Cherokees continued adopting blacks as citizens well after a treaty required it, making it hard to argue they were unwanted, he says. Once free to participate, there is ample evidence that black freedmen did just that.

FACT: Blood is not the determining factor in citizenship. It is dangerous to make it so. Blood, in most Cherokee families, has gotten so rediculously thin, that even they question their own right to call themselves Cherokees. But citizenship, handed generation to generation undivided, knows no limit. Every child of a citizen is a citizen.

ARTICLE:
Is being Cherokee about sharing a culture?

FACT: Good question, but not a question of citizenship, but more a question of social mores and human relationships.

ARTICLE:
Long before the Civil War, Cherokee masters and black slaves crafted relationships that confounded stereotypes, says Tia Miles, author of "Ties that Bind: The Story of an Afro-Cherokee Family in Slavery."

FACT: When one delves into the documents which reveal the daily lives and interpersonal relationships of the black, red and white Cherokees, an amazingly tolerant and often intricate ballet emerges that is not what the Jim Crow and Post Jim Crow teachings about the Cherokees would have us believe.

ARTICLE:
She says: "Yes, there was a line between who was enslaved and who was free. And yet, Cherokee people were much more willing to bend that line than white slaveholders were in the South, and to cross that line."

FACT: In my research, the blurring of the line between races in the Cherokee Nation was much more prevalent than we have been lead to believe. The Southern white Cherokees, steeped in racial purity that literally made no sense for them, was adopted to the point where the grand wizard of the KKK, in 1920's Tahlequah was a Cherokee citizen of thin blood. But even in that family, the Rogers, some lines of its most prominent members draw negro kinfolks very near.

ARTICLE:
The Cherokee Nation has rebuilt itself by redefining itself.

FACT: The Cherokee people have always been a very pliable people. We take from other cultures those things that work for us, and we discard the rest. That is how we have survived. That is why we were able to take in 3,000 former slaves and make them Cherokees and even elect a few of them to the highest offices in the Cherokee Nation. As badly as some many romanticize and wish to return the Cherokee Nation to a purer day, when the people were a tribe and the blood lines were purer, just like Hitler's efforts to purify Germany, these sort of efforts are destined to fail because they are first impossible to achieve and second, inhumane and unGodly.

ARTICLE:
"We basically have changed from a nation of territory to a nation of people," says Smith, the chief.
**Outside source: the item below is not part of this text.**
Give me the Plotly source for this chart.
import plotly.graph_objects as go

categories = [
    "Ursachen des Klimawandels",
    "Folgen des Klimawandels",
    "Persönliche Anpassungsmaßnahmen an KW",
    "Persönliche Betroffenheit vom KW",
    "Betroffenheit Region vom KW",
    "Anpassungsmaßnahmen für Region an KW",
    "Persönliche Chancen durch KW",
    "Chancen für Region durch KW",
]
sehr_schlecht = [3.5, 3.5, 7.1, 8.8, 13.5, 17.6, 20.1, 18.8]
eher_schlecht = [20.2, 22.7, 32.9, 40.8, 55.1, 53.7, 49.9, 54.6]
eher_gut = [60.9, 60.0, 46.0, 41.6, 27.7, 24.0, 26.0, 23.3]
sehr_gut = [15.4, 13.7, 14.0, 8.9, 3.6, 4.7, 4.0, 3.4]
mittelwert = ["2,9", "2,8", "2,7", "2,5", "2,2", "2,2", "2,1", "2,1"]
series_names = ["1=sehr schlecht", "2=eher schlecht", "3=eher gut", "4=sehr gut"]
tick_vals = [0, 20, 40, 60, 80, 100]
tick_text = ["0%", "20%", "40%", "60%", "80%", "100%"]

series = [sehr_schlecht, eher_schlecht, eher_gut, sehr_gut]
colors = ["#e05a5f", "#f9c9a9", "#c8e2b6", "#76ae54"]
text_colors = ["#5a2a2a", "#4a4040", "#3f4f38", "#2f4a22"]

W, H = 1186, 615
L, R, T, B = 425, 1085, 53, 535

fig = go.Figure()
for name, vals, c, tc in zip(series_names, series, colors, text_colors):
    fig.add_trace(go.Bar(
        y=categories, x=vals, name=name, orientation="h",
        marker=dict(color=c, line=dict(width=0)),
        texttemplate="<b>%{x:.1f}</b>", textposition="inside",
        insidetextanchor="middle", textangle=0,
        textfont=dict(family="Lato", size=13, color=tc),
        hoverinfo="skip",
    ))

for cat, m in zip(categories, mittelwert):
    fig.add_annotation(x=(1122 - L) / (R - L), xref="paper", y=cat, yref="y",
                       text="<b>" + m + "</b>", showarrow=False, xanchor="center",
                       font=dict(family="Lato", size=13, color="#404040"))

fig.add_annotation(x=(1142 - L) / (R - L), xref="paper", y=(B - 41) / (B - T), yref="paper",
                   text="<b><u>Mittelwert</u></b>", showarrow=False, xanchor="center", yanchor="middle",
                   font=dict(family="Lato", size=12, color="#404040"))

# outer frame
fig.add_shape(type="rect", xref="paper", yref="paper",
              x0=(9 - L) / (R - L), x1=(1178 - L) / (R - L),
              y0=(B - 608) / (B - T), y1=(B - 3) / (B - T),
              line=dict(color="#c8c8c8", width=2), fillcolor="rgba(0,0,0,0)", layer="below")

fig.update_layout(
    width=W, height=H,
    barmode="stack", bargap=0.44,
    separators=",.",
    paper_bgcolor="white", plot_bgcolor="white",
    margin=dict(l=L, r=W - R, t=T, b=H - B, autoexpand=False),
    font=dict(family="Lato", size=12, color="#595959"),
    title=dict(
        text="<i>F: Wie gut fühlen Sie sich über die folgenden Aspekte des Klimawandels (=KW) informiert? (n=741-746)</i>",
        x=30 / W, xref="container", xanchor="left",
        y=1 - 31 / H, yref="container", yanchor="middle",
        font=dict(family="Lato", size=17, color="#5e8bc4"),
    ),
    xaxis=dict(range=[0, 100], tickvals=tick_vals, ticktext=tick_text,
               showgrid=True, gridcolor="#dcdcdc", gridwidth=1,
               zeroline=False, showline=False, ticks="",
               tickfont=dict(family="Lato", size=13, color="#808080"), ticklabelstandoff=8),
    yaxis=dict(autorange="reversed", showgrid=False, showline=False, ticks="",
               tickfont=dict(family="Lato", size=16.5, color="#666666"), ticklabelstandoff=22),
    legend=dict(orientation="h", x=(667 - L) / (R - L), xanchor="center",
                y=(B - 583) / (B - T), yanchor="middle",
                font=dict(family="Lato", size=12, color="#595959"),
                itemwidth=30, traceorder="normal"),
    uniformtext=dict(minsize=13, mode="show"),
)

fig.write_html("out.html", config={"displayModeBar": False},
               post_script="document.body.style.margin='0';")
FACT: The Cherokee Nation exists. It is a bounded piece of property rightfully belonging to the Cherokee people and currently being occupied by the state of Oklahoma and its settlers. We are a Nation of both land and people. Chad would sell us out to the state of Oklahoma by proclaiming our territory as non-existant. He is a sell out and a collaborator with the occupiers of our land. He is an enemy of the Cherokee state.

ARTICLE:
Now the Nation will decide which people belong.
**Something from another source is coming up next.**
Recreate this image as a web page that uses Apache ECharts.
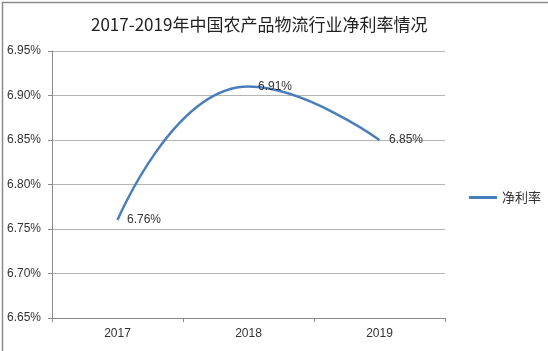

FACT: The vote will be illegal, if it takes place. And an illegal vote cannot stand.

ARTICLE:
But freedmen descendants say history has already made that decision and they will accept no other.

FACT: The Treaty of 1866 makes it clear that the Cherokee Nation has a boundary and territorial integrity. It makes clear that the Cherokee Nation is a federally recognized nation with a government to government relationship with the United States. And it makes clear that the Freedmen are citizens of the Cherokee Nation with civil and political rights equal to those of native Cherokees. The Treaty is not a buffet. We cannot pick and choose what parts we will obey. Its all or nothing. And if Chad Smith is not careful, he may be serving the Cherokee people a big nothing when the federal government revokes its recognition after we revoke the Treaty.

ARTICLE:
If Cherokees reject her, Allen says she'll go back in court. "I'm not quitting. I'm still in for the fight," she says. "We might not ever see anything. But we're looking out for our children now -- and they wouldn't know where to begin."

FACT: Lucy is just the woman to do it.